#### Aim:
Provide a single number: the count of lines containing the string "this".

#### Record extracts:
++++++++

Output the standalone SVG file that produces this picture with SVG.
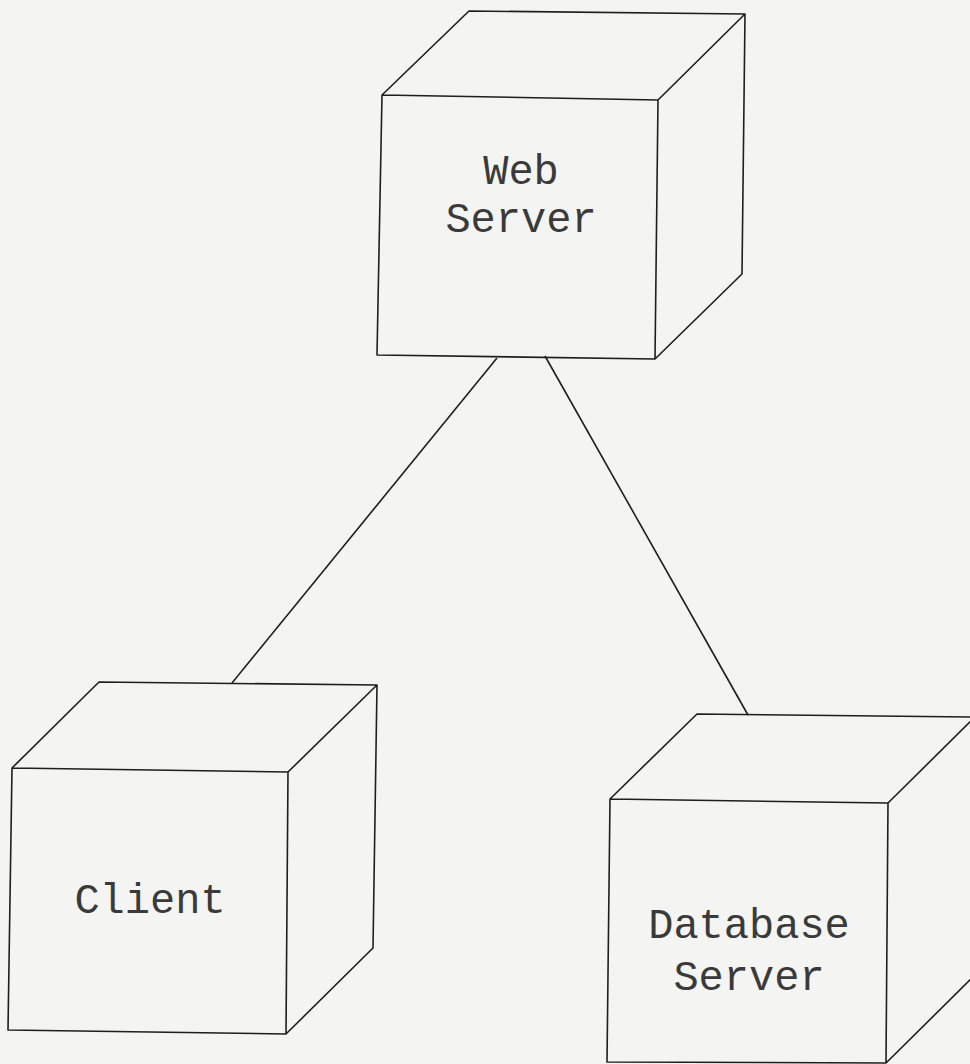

++++++++

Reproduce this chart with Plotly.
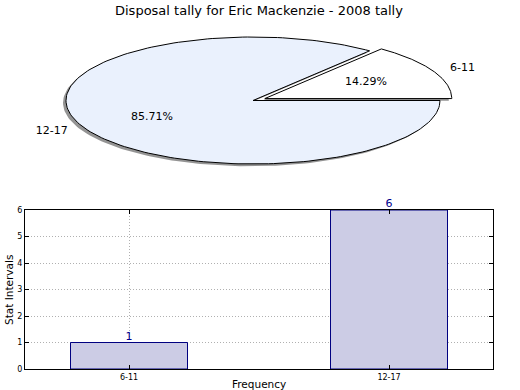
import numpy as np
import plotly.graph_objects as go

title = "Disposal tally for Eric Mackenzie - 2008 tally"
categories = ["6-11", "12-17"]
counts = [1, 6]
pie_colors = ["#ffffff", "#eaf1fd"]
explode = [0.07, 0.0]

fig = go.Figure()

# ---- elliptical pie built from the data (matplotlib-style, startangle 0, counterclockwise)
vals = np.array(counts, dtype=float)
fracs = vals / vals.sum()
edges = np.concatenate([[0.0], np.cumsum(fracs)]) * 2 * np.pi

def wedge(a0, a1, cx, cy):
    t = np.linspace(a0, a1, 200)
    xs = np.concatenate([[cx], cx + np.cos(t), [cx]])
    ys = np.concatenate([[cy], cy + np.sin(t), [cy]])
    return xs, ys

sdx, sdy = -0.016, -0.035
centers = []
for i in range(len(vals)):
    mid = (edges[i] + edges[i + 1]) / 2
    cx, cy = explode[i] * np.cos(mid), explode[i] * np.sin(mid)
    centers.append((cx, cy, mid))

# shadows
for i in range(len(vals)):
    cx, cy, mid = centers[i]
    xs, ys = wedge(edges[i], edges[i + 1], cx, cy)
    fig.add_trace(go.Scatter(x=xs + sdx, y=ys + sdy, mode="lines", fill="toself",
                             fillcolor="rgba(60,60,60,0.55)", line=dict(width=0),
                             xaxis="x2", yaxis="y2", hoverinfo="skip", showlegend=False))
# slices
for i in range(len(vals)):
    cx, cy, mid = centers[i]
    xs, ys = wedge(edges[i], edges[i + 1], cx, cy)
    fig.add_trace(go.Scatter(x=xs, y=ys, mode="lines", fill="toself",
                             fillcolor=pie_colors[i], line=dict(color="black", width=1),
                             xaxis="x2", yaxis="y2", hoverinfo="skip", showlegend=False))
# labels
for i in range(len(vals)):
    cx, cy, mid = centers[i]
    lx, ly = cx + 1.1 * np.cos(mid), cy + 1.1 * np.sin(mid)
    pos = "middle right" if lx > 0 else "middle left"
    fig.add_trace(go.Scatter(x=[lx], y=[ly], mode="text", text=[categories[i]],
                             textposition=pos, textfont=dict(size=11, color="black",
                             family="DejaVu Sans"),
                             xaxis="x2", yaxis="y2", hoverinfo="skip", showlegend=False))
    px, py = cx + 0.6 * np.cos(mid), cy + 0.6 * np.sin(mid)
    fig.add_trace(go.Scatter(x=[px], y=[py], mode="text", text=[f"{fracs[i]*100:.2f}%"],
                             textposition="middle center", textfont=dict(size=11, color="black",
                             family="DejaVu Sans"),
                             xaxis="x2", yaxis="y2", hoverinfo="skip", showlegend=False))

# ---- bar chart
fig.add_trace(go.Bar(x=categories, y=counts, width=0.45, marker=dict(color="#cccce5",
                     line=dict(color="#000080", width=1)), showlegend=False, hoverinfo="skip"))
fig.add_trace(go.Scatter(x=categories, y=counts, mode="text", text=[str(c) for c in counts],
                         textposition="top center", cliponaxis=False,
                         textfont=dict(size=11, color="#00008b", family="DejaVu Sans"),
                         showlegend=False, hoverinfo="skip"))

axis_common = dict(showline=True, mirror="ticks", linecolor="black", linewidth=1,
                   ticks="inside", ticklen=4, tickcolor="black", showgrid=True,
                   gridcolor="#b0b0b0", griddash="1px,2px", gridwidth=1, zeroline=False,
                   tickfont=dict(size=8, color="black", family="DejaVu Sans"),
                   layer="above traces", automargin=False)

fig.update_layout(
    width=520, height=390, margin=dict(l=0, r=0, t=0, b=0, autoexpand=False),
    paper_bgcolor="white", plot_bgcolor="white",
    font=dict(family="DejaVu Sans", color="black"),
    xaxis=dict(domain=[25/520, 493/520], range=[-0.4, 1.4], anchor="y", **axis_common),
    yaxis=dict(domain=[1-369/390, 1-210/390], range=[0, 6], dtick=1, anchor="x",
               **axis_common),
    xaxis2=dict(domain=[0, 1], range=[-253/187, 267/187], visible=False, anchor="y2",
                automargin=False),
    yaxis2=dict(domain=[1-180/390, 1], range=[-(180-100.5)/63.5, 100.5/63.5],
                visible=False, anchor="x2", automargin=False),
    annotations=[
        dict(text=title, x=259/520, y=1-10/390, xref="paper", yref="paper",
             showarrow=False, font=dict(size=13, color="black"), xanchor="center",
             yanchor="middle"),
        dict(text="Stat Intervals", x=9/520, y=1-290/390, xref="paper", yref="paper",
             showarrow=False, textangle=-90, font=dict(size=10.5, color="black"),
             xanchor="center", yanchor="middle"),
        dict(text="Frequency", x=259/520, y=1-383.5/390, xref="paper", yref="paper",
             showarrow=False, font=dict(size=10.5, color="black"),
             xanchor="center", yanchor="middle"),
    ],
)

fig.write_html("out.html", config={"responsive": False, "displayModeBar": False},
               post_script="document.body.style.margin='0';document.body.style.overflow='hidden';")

++++++++

#### Exercise output:
2